Start Listing
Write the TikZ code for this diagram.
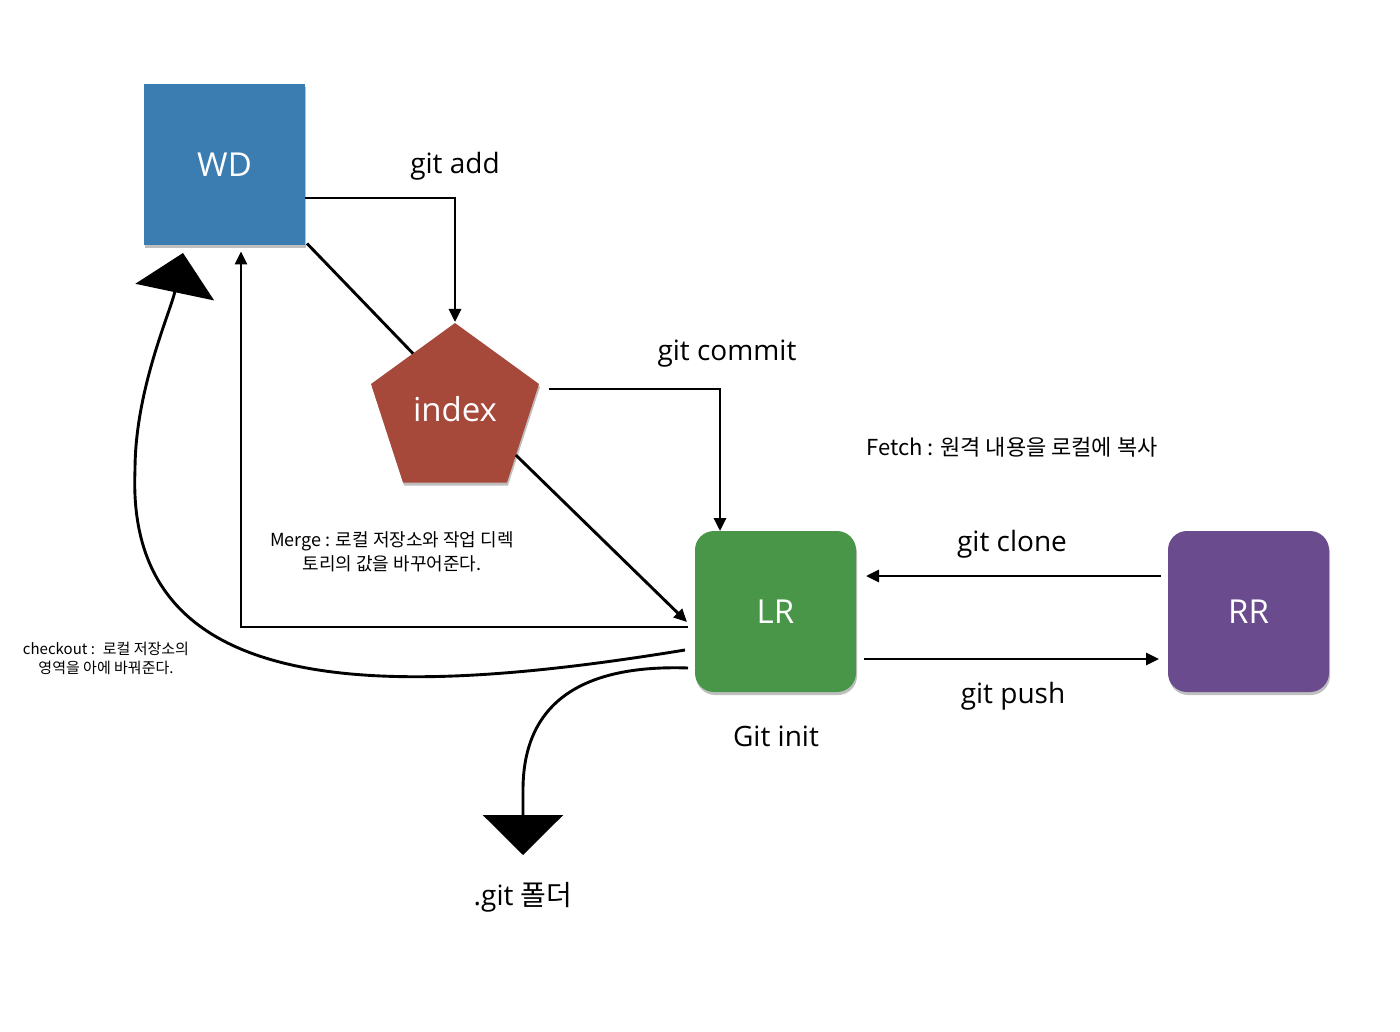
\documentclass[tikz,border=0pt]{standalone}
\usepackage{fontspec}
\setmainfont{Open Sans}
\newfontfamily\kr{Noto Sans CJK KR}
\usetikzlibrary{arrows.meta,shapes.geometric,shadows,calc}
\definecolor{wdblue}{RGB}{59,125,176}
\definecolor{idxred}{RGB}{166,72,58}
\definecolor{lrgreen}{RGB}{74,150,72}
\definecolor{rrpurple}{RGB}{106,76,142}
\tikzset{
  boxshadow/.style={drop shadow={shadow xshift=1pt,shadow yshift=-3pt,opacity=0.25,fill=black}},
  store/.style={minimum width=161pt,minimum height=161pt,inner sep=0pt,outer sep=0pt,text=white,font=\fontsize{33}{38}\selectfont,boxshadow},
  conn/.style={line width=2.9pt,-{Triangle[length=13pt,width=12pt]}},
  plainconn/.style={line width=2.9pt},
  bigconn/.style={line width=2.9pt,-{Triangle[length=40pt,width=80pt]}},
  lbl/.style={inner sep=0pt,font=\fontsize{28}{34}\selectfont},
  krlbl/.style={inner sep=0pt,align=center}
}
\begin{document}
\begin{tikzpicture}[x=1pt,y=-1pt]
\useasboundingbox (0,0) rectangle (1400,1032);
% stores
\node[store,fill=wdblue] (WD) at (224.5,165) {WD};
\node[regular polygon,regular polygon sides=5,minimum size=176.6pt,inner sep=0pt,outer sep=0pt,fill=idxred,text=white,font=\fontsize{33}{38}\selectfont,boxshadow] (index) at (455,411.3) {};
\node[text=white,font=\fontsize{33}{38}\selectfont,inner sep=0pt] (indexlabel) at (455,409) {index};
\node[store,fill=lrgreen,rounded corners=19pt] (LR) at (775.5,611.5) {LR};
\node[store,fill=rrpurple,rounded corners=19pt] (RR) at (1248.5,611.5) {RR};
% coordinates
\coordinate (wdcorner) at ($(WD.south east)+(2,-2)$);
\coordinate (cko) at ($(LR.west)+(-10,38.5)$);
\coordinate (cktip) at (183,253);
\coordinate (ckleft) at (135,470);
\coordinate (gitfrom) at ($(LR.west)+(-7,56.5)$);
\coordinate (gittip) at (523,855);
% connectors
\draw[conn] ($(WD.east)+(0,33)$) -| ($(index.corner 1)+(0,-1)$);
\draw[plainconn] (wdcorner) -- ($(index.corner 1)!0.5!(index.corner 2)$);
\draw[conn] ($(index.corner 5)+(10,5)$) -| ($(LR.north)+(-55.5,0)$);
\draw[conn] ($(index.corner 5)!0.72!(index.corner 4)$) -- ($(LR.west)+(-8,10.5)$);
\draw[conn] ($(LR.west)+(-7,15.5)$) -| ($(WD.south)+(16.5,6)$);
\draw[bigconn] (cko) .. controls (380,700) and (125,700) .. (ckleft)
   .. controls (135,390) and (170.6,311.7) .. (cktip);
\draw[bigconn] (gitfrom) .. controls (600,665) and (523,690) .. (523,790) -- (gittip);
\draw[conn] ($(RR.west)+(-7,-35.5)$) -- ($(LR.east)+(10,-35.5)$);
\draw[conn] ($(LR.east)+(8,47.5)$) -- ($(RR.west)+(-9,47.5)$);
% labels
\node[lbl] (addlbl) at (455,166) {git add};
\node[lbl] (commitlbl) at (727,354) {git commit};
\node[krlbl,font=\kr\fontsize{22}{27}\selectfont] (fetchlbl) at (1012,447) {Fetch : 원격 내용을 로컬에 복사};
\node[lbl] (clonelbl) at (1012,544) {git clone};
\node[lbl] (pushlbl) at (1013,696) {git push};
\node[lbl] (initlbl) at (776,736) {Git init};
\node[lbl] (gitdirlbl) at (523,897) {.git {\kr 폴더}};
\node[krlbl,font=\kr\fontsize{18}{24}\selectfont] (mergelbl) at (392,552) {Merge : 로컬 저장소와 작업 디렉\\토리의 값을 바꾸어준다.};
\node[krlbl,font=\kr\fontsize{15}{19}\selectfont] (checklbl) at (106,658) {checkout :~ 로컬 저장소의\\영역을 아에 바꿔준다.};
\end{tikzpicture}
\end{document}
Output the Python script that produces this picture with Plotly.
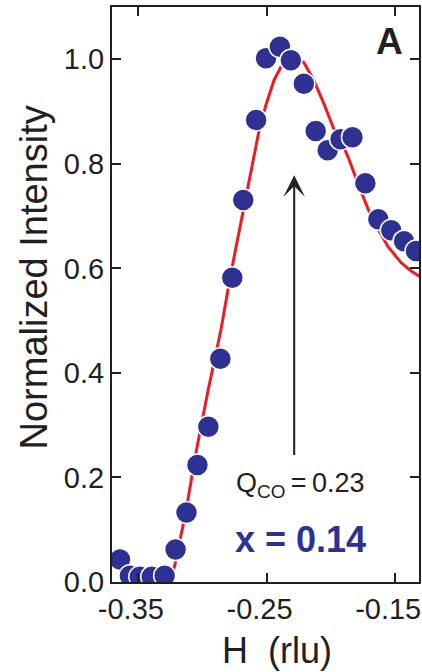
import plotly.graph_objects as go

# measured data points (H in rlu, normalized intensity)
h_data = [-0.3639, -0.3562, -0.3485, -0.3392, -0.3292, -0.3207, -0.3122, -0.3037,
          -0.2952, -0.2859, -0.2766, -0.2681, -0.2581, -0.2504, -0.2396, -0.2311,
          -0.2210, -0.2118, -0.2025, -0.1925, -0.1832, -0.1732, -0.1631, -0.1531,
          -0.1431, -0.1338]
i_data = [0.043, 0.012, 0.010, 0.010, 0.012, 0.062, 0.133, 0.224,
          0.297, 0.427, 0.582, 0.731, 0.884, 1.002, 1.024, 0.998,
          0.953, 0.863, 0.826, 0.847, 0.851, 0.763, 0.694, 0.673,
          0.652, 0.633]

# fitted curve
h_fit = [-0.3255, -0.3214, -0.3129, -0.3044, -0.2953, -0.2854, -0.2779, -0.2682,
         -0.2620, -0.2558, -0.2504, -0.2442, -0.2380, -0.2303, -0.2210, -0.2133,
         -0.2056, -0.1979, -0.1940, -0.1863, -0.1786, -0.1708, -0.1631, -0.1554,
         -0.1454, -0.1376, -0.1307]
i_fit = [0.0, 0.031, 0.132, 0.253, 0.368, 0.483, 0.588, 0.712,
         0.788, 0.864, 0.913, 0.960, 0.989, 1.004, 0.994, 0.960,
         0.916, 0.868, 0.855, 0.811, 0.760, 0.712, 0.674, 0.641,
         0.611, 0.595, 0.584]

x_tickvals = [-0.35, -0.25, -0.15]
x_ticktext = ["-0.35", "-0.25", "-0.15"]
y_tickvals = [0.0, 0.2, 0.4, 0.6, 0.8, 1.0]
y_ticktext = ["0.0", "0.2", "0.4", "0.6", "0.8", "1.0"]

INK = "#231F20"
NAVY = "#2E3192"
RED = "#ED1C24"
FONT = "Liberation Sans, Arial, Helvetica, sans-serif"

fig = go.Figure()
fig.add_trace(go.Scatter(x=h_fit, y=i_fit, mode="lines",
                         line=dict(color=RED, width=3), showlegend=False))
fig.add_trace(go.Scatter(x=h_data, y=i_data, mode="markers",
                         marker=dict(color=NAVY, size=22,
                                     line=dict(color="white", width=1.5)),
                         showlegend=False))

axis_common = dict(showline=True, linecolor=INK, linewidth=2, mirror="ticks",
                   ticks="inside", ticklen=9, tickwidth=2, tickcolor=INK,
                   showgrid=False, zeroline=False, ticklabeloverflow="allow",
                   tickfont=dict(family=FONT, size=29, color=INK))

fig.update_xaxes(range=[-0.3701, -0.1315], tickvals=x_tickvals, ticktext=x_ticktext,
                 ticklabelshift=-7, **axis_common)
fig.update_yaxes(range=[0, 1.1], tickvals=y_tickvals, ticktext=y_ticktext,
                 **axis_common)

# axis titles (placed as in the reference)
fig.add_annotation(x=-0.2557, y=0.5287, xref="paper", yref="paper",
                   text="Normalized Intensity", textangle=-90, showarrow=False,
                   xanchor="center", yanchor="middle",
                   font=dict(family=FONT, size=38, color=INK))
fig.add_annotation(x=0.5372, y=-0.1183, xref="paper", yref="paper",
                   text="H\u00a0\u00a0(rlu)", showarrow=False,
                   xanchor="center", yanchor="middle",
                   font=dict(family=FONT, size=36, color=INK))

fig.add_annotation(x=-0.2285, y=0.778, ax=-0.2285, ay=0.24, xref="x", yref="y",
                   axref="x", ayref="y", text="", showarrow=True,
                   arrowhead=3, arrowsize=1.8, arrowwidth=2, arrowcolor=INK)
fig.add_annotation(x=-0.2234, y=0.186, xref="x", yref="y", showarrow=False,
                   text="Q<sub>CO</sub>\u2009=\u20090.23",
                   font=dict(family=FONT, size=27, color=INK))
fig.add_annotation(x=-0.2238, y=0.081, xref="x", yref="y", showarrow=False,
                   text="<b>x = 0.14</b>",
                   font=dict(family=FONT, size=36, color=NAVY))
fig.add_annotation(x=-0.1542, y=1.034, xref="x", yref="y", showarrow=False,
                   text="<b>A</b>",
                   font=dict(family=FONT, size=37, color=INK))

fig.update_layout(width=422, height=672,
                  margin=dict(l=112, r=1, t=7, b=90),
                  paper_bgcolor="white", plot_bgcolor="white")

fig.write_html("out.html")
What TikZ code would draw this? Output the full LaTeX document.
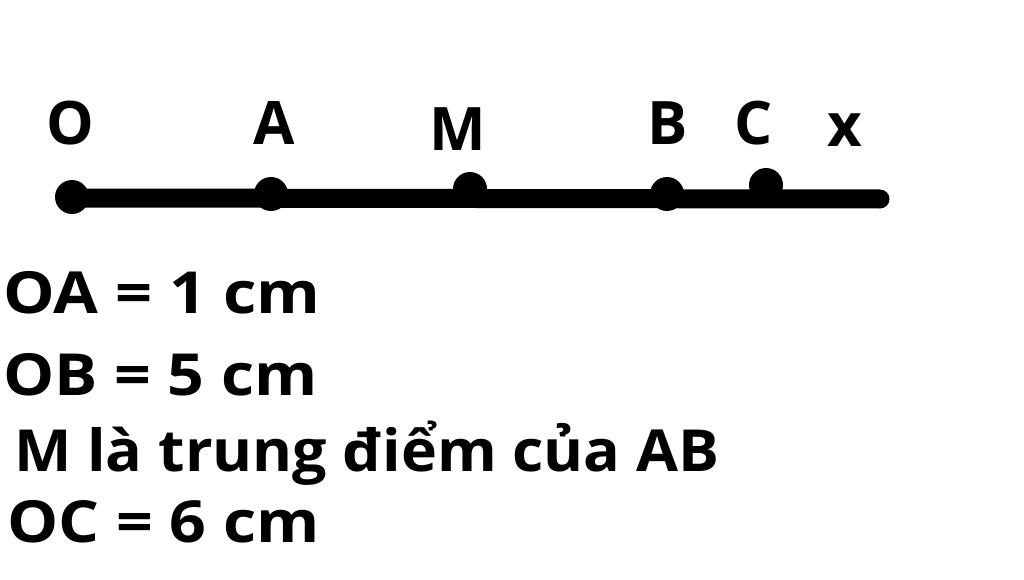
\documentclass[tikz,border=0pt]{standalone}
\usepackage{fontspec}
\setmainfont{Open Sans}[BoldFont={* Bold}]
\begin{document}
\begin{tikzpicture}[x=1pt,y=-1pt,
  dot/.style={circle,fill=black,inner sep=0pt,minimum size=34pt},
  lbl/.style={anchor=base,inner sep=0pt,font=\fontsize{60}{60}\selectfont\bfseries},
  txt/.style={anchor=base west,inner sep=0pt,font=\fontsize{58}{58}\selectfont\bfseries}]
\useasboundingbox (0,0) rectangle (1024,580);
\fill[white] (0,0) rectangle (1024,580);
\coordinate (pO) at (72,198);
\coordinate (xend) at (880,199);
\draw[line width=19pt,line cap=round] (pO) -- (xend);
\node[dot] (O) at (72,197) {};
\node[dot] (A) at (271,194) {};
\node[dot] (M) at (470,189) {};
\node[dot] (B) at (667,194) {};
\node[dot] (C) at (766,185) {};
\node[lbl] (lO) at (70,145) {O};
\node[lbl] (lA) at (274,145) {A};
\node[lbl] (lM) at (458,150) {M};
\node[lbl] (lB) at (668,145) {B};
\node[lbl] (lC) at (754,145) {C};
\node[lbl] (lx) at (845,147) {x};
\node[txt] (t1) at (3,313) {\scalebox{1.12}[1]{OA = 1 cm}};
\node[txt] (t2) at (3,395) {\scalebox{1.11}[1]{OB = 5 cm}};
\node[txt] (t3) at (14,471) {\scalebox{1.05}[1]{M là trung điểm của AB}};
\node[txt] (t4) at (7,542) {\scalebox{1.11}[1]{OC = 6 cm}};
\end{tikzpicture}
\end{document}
End Listing
In the listing above, find the line containing "Output the Python" and the line containing "0.652, 0.633]", then write out both of them and every line between, exactly, with no pictures.

§ **Correct result**:
Output the Python script that produces this picture with Plotly.
import plotly.graph_objects as go

# measured data points (H in rlu, normalized intensity)
h_data = [-0.3639, -0.3562, -0.3485, -0.3392, -0.3292, -0.3207, -0.3122, -0.3037,
          -0.2952, -0.2859, -0.2766, -0.2681, -0.2581, -0.2504, -0.2396, -0.2311,
          -0.2210, -0.2118, -0.2025, -0.1925, -0.1832, -0.1732, -0.1631, -0.1531,
          -0.1431, -0.1338]
i_data = [0.043, 0.012, 0.010, 0.010, 0.012, 0.062, 0.133, 0.224,
          0.297, 0.427, 0.582, 0.731, 0.884, 1.002, 1.024, 0.998,
          0.953, 0.863, 0.826, 0.847, 0.851, 0.763, 0.694, 0.673,
          0.652, 0.633]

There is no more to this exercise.